Oscarline Onwuemenyi 25 May 2016, Sweetcrude, Abuja – The Federal Government has stated that at the new pump price of N145 per litre, Nigeria remains one of the cheapest fuel markets in the world, even as said the estimated ‘true’ cost of PMS was valued to be N243.05 per litre.
In a document obtained by our correspondent last night, the government explained that before arriving at the new price regime, a comprehensive study of the costs of importation was undertaken.
It noted that “Even with the new price regime, Nigeria would remain one of the cheapest fuel markets in Africa and this could even be lower once competition takes eﬀect”.
According to the document, “The estimated ‘true’ cost of PMS was valued to be N243.05 per litre. This is factoring the estimated average time spent to obtain PMS at the oﬃcial
price (86.50NGN), the estimated hourly wage of the average Nigerian, the average price of PMS on the black market and the estimated average volume bought per visit to the ﬁlling stations and also factoring in the frequency Nigerians source PMS from the diﬀerent markets.”
The government noted that unavailability of forex and inability to open letter of credit has forced marketers to stop product importation and imposed over 90% supply on Nigerian National Petroleum Corporation, NNPC, since October 2015 in contrast to the past where NNPC supplies less than 48% of the national requirement.
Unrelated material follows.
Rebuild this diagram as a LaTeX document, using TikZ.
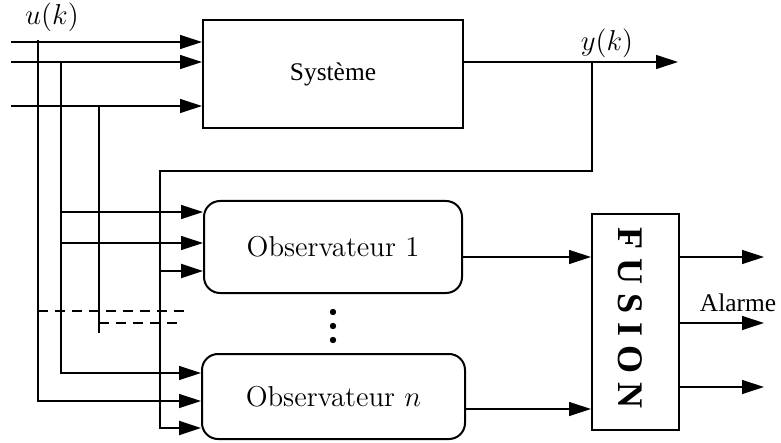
\documentclass[tikz,border=0pt]{standalone}
\usepackage{fontspec}
\newfontfamily\tnr{Liberation Serif}
\usetikzlibrary{arrows.meta}
\begin{document}
\begin{tikzpicture}[x=0.5pt,y=-0.5pt,
  thin line/.style={line width=0.6pt},
  thick line/.style={line width=1.1pt},
  arr/.style={-{Triangle[length=11pt,width=7pt]}},
  box/.style={draw,line width=1pt,inner sep=0pt},
  obsbox/.style={box,rounded corners=8pt,font=\fontsize{14.35}{17}\selectfont},
  lbl/.style={inner sep=0pt,font=\fontsize{14.35}{17}\selectfont},
  tlbl/.style={inner sep=0pt,font=\tnr\fontsize{12.7}{15}\selectfont}]
\useasboundingbox (0,0) rectangle (781,443);
% nodes
\node[box,minimum width=130pt,minimum height=54pt,tlbl] (sys) at (333,74) {Système};
\node[obsbox,minimum width=129pt,minimum height=46pt] (obs1) at (333,247) {Observateur 1};
\node[obsbox,minimum width=131.5pt,minimum height=42.5pt] (obsn) at (333.5,396.5) {Observateur $n$};
\node[box,minimum width=43.5pt,minimum height=108pt] (fus) at (635.5,322) {};
\node[inner sep=0pt,rotate=-90,font=\tnr\bfseries\fontsize{18}{20}\selectfont] (fustxt) at (630,318) {F U S I O N};
\node[lbl] (u) at (52,17) {$u(k)$};
\node[lbl] (y) at (607,43) {$y(k)$};
\node[tlbl] (alarme) at (738,303) {Alarme};
\foreach \yy [count=\i] in {312,326,340} \fill (333,\yy) circle (1.6pt) coordinate (dot\i);
% coordinates
\coordinate (in1) at (11,42);
\coordinate (in2) at (11,62);
\coordinate (in3) at (11,106);
\coordinate (vA) at (38,40);
\coordinate (vB) at (61,62);
\coordinate (vC) at (99,106);
\coordinate (bA) at (38,401);
\coordinate (bB) at (61,373);
\coordinate (bB1) at (61,212);
\coordinate (bB2) at (61,243);
\coordinate (bC) at (99,333);
\coordinate (yo) at (463,62);
\coordinate (yend) at (678,62);
\coordinate (fb0) at (592,62);
\coordinate (fb1) at (592,171);
\coordinate (fb2) at (160,171);
\coordinate (fb3) at (160,428);
\coordinate (fbm) at (160,271);
\coordinate (o1) at (462,257);
\coordinate (on) at (465,409);
\coordinate (f1) at (764,257);
\coordinate (f2) at (764,323);
\coordinate (f3) at (764,387);
\coordinate (d1s) at (38,311);
\coordinate (d1e) at (188,311);
\coordinate (d2s) at (99,323);
\coordinate (d2e) at (183,323);
% inputs to system
\draw[thin line,arr] (in1) -- (in1 -| sys.west);
\draw[thin line,arr] (in2) -- (in2 -| sys.west);
\draw[thin line,arr] (in3) -- (in3 -| sys.west);
% verticals
\draw[thin line,arr] (vA) -- (bA) -- (bA -| obsn.west);
\draw[thin line,arr] (vB) -- (bB) -- (bB -| obsn.west);
\draw[thin line,arr] (bB1) -- (bB1 -| obs1.west);
\draw[thin line,arr] (bB2) -- (bB2 -| obs1.west);
\draw[thin line] (vC) -- (bC);
\draw[thin line,dashed,dash pattern=on 5pt off 3.5pt] (d1s) -- (d1e);
\draw[thin line,dashed,dash pattern=on 5pt off 3.5pt] (d2s) -- (d2e);
% output and feedback
\draw[thin line,arr] (sys.east |- yo) -- (yend);
\draw[thick line,arr] (fb0) -- (fb1) -- (fb2) -- (fb3) -- (fb3 -| obsn.west);
\draw[thick line,arr] (fbm) -- (fbm -| obs1.west);
% observers to fusion
\draw[thin line,arr] (obs1.east |- o1) -- (o1 -| fus.west);
\draw[thin line,arr] (obsn.east |- on) -- (on -| fus.west);
% fusion outputs
\draw[thin line,arr] (fus.east |- f1) -- (f1);
\draw[thin line,arr] (fus.east |- f2) -- (f2);
\draw[thin line,arr] (fus.east |- f3) -- (f3);
\end{tikzpicture}
\end{document}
“The NNPC does not have the resources for and is not designed to meet this increase in supply resulted in the current fuel situation across the country. NNPC has continued to utilise crude oil volumes outside the 445,000 barrels/day thereby creating major funding and remittance gaps into the Federation account,” it stated.
It added that “There is no provision for subsidy in 2016 Appropriation. As at today, the current PMS price of N86.50 gives an estimated subsidy claim of N13.7 per litre which translates to ~N16.4 billion monthly. There is no funding nor appropriation to cover this.”
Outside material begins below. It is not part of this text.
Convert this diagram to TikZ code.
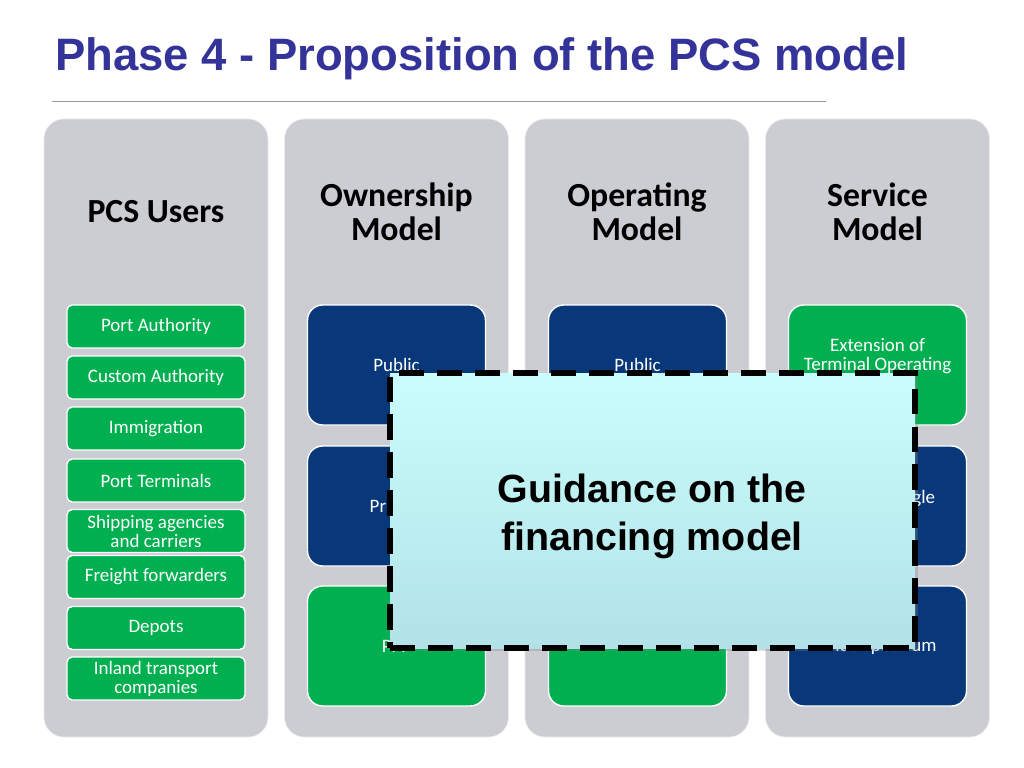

The document noted that, “Renewed insurgency and pipeline vandalism in the Niger Delta has drastically reduced national crude oil production to 1.65 million barrels per day as at today against 2.2 million barrels per day planned in the 2016 budget, further reducing income to Federation account and also affecting crude volumes for PMS conversion and impacting FG forex earnings resulting in Nigerians paying more for the product”.
Meanwhile, the document stressed that the new price regime “Permanently eliminates subsidy payments (~N1trillion in 2015, ~16.5billion April – to date). It will ensure 100% FAAC payment on allocated 445,000 b/d and potential additional revenue stream which can be tailored towards palliatives.”
It added that “The new price regime will effectively solve fuel scarcity crisis by ensuring availability of products at all locations in the country; ensure market stability and improves fuel supply situation through private sector participation. It will reduce hoarding, smuggling and diversion substantially and stabilise price at the actual product price.
“It encourages investments in both refineries and retails (potential $2 -3 Bn in 2016); Stabilises economic fundamentals and allows access to Development loans etc; creates labour market stability (will potentially create additional 200,000 jobs through new investments and prevent potential loss of nearly 400,000 jobs in existing investments).
“Furthermore, it provides government more revenue to address social and infrastructural needs of the country.”